-- START --
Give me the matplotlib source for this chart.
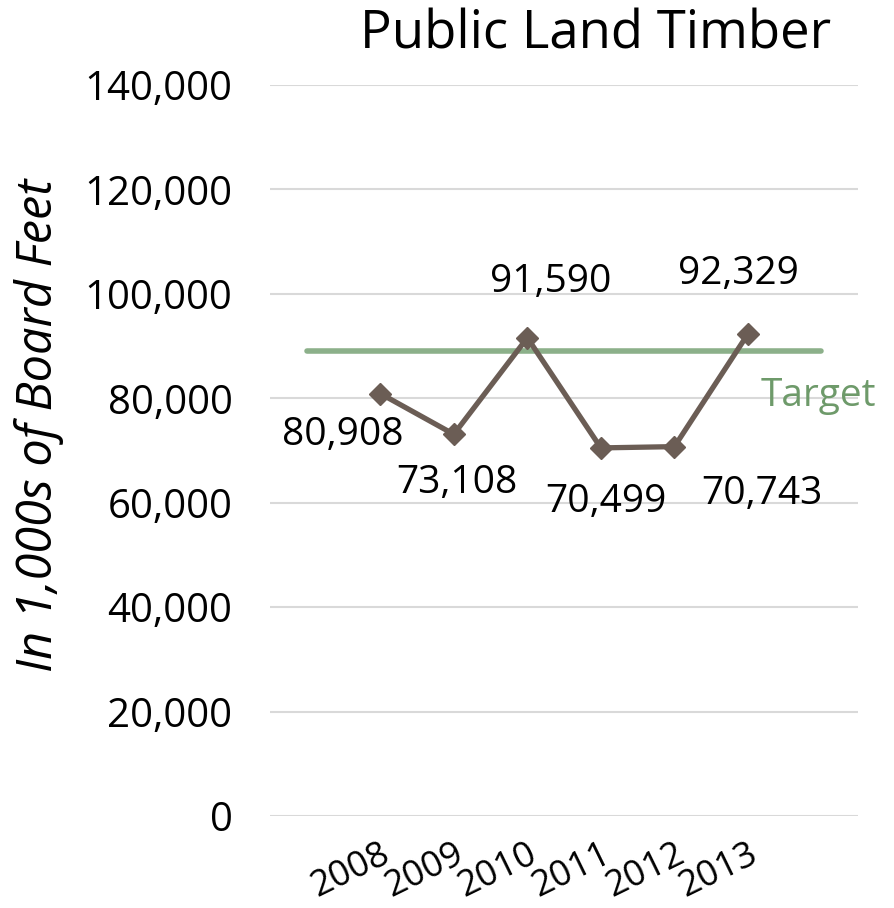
import matplotlib
matplotlib.use("Agg")
import matplotlib.pyplot as plt
from matplotlib.ticker import FuncFormatter

years = ["2008", "2009", "2010", "2011", "2012", "2013"]
timber = [80908, 73108, 91590, 70499, 70743, 92329]
target = 89000
y_ticks = [0, 20000, 40000, 60000, 80000, 100000, 120000, 140000]

plt.rcParams['font.family'] = ['Open Sans', 'DejaVu Sans']

fig = plt.figure(figsize=(8.94, 9.08), dpi=100)
ax = fig.add_axes([0.302, 0.1013, 0.658, 0.8051])

x = list(range(len(years)))
ax.set_xlim(-1.5, 6.5)
ax.set_ylim(0, 140000)
ax.set_yticks(y_ticks)
ax.yaxis.set_major_formatter(FuncFormatter(lambda v, p: f"{int(v):,}"))
ax.grid(axis='y', color='#D9D9D9', linewidth=1.5)
ax.set_axisbelow(True)
for s in ax.spines.values():
    s.set_visible(False)
ax.tick_params(axis='y', length=0, pad=27, labelsize=29)
ax.tick_params(axis='x', length=0, pad=15)

ax.plot([-1, 6], [target, target], color='#8CB08A', linewidth=4, solid_capstyle='round')
ax.text(5.96, 80500, "Target", color='#6E9A6A', fontsize=28, ha='center', va='center')

ax.plot(x, timber, color='#6B5D55', linewidth=3.8, marker='D', markersize=11, zorder=3)

offsets = [(-27, -30), (2, -35), (17, 40), (4, -39), (63, -34), (-7, 43)]
for xi, v, off in zip(x, timber, offsets):
    ax.annotate(f"{v:,}", (xi, v), xytext=off, textcoords='offset points',
                ha='center', va='center', fontsize=28, color='black')

ax.set_xticks(x)
ax.set_xticklabels(years, rotation=26, ha='right', va='top', rotation_mode='anchor', fontsize=26)

ax.set_ylabel("In 1,000s of Board Feet", fontsize=35, style='italic')
ax.yaxis.set_label_coords(-0.35, 0.535)
fig.text(0.666, 0.9615, "Public Land Timber", fontsize=38, ha='center', va='center')

fig.savefig("out.png", dpi=100)
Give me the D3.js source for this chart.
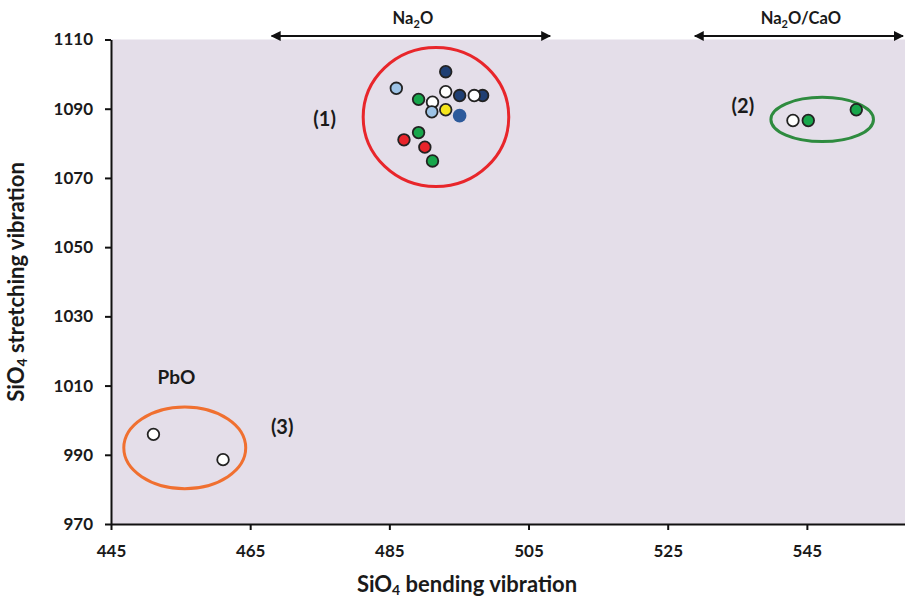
<!DOCTYPE html>
<html>
<head>
<meta charset="utf-8">
<script src="https://cdn.jsdelivr.net/npm/d3@7"></script>
<style>
  body { margin: 0; background: #fff; }
  svg text { font-family: Lato, "Open Sans", sans-serif; font-weight: 700; fill: #1a1a1a; }
</style>
</head>
<body>
<div id="chart"></div>
<script>
// data: [bending, stretching, fill]
const cluster1 = [
  [493.1, 1100.7, '#1f3f73'],
  [486.0, 1095.9, '#9dc3e6'],
  [489.2, 1092.7, '#17a64b'],
  [493.1, 1094.9, '#ffffff'],
  [495.1, 1093.8, '#1f3f73'],
  [498.4, 1093.8, '#1f3f73'],
  [497.2, 1093.8, '#ffffff'],
  [491.2, 1091.9, '#ffffff'],
  [491.1, 1089.1, '#9dc3e6'],
  [493.1, 1089.7, '#f5e51c'],
  [489.2, 1083.1, '#17a64b'],
  [487.1, 1081.0, '#e8242a'],
  [490.1, 1078.9, '#e8242a'],
  [491.2, 1074.9, '#17a64b']
];
// this one has no dark outline in the picture
const cluster1Plain = [[495.1, 1088.0, '#2d5a9b']];
const cluster2 = [
  [543.0, 1086.6, '#ffffff'],
  [545.2, 1086.6, '#17a64b'],
  [552.1, 1089.7, '#17a64b']
];
const cluster3 = [
  [451.1, 995.9, '#ffffff'],
  [461.1, 988.6, '#ffffff']
];

// group ellipses: [cx, cy, rx, ry, colour] in data units
const groups = [
  [491.7, 1087.6, 10.46, 20.1, '#e8262b'],
  [547.2, 1086.9, 7.37, 6.4, '#2e8b3f'],
  [455.6, 992.0, 8.76, 11.8, '#f07030']
];
const groupLabels = [['(1)', 475.7, 1087.3], ['(2)', 535.8, 1091.0], ['(3)', 469.6, 998.3]];
const xTicks = [445, 465, 485, 505, 525, 545];
const yTicks = [970, 990, 1010, 1030, 1050, 1070, 1090, 1110];

const width = 905, height = 598;
const margin = { top: 39.5, right: 0, bottom: 74, left: 111 };

const svg = d3.select('#chart').append('svg')
  .attr('width', width)
  .attr('height', height);

const x = d3.scaleLinear().domain([445, 559.1]).range([margin.left, width - margin.right]);
const y = d3.scaleLinear().domain([970, 1110]).range([height - margin.bottom, margin.top]);

// plot background
svg.append('rect')
  .attr('x', x(445)).attr('y', y(1110))
  .attr('width', x(559.1) - x(445)).attr('height', y(970) - y(1110))
  .attr('fill', '#e4dee9');

// axes
const xAxis = svg.append('g')
  .attr('transform', `translate(0,${y(970)})`)
  .call(d3.axisBottom(x).tickValues(xTicks).tickFormat(d3.format('d'))
    .tickSize(6).tickSizeOuter(0).tickPadding(15));
const yAxis = svg.append('g')
  .attr('transform', `translate(${x(445)},0)`)
  .call(d3.axisLeft(y).tickValues(yTicks).tickFormat(d3.format('d'))
    .tickSize(6).tickSizeOuter(0).tickPadding(12));

[xAxis, yAxis].forEach(g => {
  g.select('.domain').attr('stroke', '#111').attr('stroke-width', 2);
  g.selectAll('.tick line').attr('stroke', '#111').attr('stroke-width', 2);
  g.selectAll('.tick text')
    .attr('font-family', 'Lato, sans-serif')
    .attr('font-weight', 700)
    .attr('font-size', 17)
    .attr('fill', '#1a1a1a');
});

// ellipses
svg.selectAll('.group')
  .data(groups)
  .enter()
  .append('ellipse')
  .attr('cx', d => x(d[0]))
  .attr('cy', d => y(d[1]))
  .attr('rx', d => x(d[0] + d[2]) - x(d[0]))
  .attr('ry', d => y(d[1]) - y(d[1] + d[3]))
  .attr('fill', 'none')
  .attr('stroke', d => d[4])
  .attr('stroke-width', 3);

// points
const allPts = cluster1.concat(cluster2, cluster3);
svg.selectAll('.pt')
  .data(allPts)
  .enter()
  .append('circle')
  .attr('cx', d => x(d[0]))
  .attr('cy', d => y(d[1]))
  .attr('r', 5.8)
  .attr('fill', d => d[2])
  .attr('stroke', '#222')
  .attr('stroke-width', 1.8);

svg.selectAll('.pt2')
  .data(cluster1Plain)
  .enter()
  .append('circle')
  .attr('cx', d => x(d[0]))
  .attr('cy', d => y(d[1]))
  .attr('r', 6.8)
  .attr('fill', d => d[2]);

// group labels
svg.selectAll('.glab')
  .data(groupLabels)
  .enter()
  .append('text')
  .attr('x', d => x(d[1]))
  .attr('y', d => y(d[2]))
  .attr('text-anchor', 'middle')
  .attr('dominant-baseline', 'central')
  .attr('font-size', 20)
  .text(d => d[0]);

svg.append('text')
  .attr('x', x(454.4)).attr('y', y(1012.7))
  .attr('text-anchor', 'middle')
  .attr('dominant-baseline', 'central')
  .attr('font-size', 19)
  .text('PbO');

// top arrows for composition ranges
svg.append('defs').append('marker')
  .attr('id', 'ah')
  .attr('viewBox', '0 0 10 10')
  .attr('refX', 9).attr('refY', 5)
  .attr('markerWidth', 5).attr('markerHeight', 5)
  .attr('orient', 'auto-start-reverse')
  .append('path')
  .attr('d', 'M0,0 L10,5 L0,10 Z')
  .attr('fill', '#111');

const arrows = [[467.8, 508.4, 'Na', 'O', ''], [528.6, 559.1, 'Na', 'O', '/CaO']];
const arrowY = 36;
arrows.forEach(a => {
  svg.append('line')
    .attr('x1', x(a[0]) + 2).attr('x2', x(a[1]) - 2)
    .attr('y1', arrowY).attr('y2', arrowY)
    .attr('stroke', '#111').attr('stroke-width', 2)
    .attr('marker-start', 'url(#ah)')
    .attr('marker-end', 'url(#ah)');
  const t = svg.append('text')
    .attr('x', (x(a[0]) + x(a[1])) / 2 + 2)
    .attr('y', 18)
    .attr('text-anchor', 'middle')
    .attr('dominant-baseline', 'central')
    .attr('font-size', 16.5);
  t.append('tspan').text(a[2]);
  t.append('tspan').text('2').attr('font-size', 11).attr('dy', 5);
  t.append('tspan').text(a[3] + a[4]).attr('dy', -5);
});

// axis titles
const xt = svg.append('text')
  .attr('x', 467).attr('y', 583)
  .attr('text-anchor', 'middle')
  .attr('dominant-baseline', 'central')
  .attr('font-size', 22);
xt.append('tspan').text('SiO');
xt.append('tspan').text('4').attr('font-size', 14).attr('dy', 6);
xt.append('tspan').text(' bending vibration').attr('dy', -6);

const yt = svg.append('text')
  .attr('transform', 'translate(15,282) rotate(-90)')
  .attr('text-anchor', 'middle')
  .attr('dominant-baseline', 'central')
  .attr('font-size', 22);
yt.append('tspan').text('SiO');
yt.append('tspan').text('4').attr('font-size', 14).attr('dy', 6);
yt.append('tspan').text(' stretching vibration').attr('dy', -6);
</script>
</body>
</html>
-- END --
Repeat the listing above exactly from its first line to the line containing "marker='D', markersize=11, zorder=3)", both included, and omit the pictures.

Give me the matplotlib source for this chart.
import matplotlib
matplotlib.use("Agg")
import matplotlib.pyplot as plt
from matplotlib.ticker import FuncFormatter

years = ["2008", "2009", "2010", "2011", "2012", "2013"]
timber = [80908, 73108, 91590, 70499, 70743, 92329]
target = 89000
y_ticks = [0, 20000, 40000, 60000, 80000, 100000, 120000, 140000]

plt.rcParams['font.family'] = ['Open Sans', 'DejaVu Sans']

fig = plt.figure(figsize=(8.94, 9.08), dpi=100)
ax = fig.add_axes([0.302, 0.1013, 0.658, 0.8051])

x = list(range(len(years)))
ax.set_xlim(-1.5, 6.5)
ax.set_ylim(0, 140000)
ax.set_yticks(y_ticks)
ax.yaxis.set_major_formatter(FuncFormatter(lambda v, p: f"{int(v):,}"))
ax.grid(axis='y', color='#D9D9D9', linewidth=1.5)
ax.set_axisbelow(True)
for s in ax.spines.values():
    s.set_visible(False)
ax.tick_params(axis='y', length=0, pad=27, labelsize=29)
ax.tick_params(axis='x', length=0, pad=15)

ax.plot([-1, 6], [target, target], color='#8CB08A', linewidth=4, solid_capstyle='round')
ax.text(5.96, 80500, "Target", color='#6E9A6A', fontsize=28, ha='center', va='center')

ax.plot(x, timber, color='#6B5D55', linewidth=3.8, marker='D', markersize=11, zorder=3)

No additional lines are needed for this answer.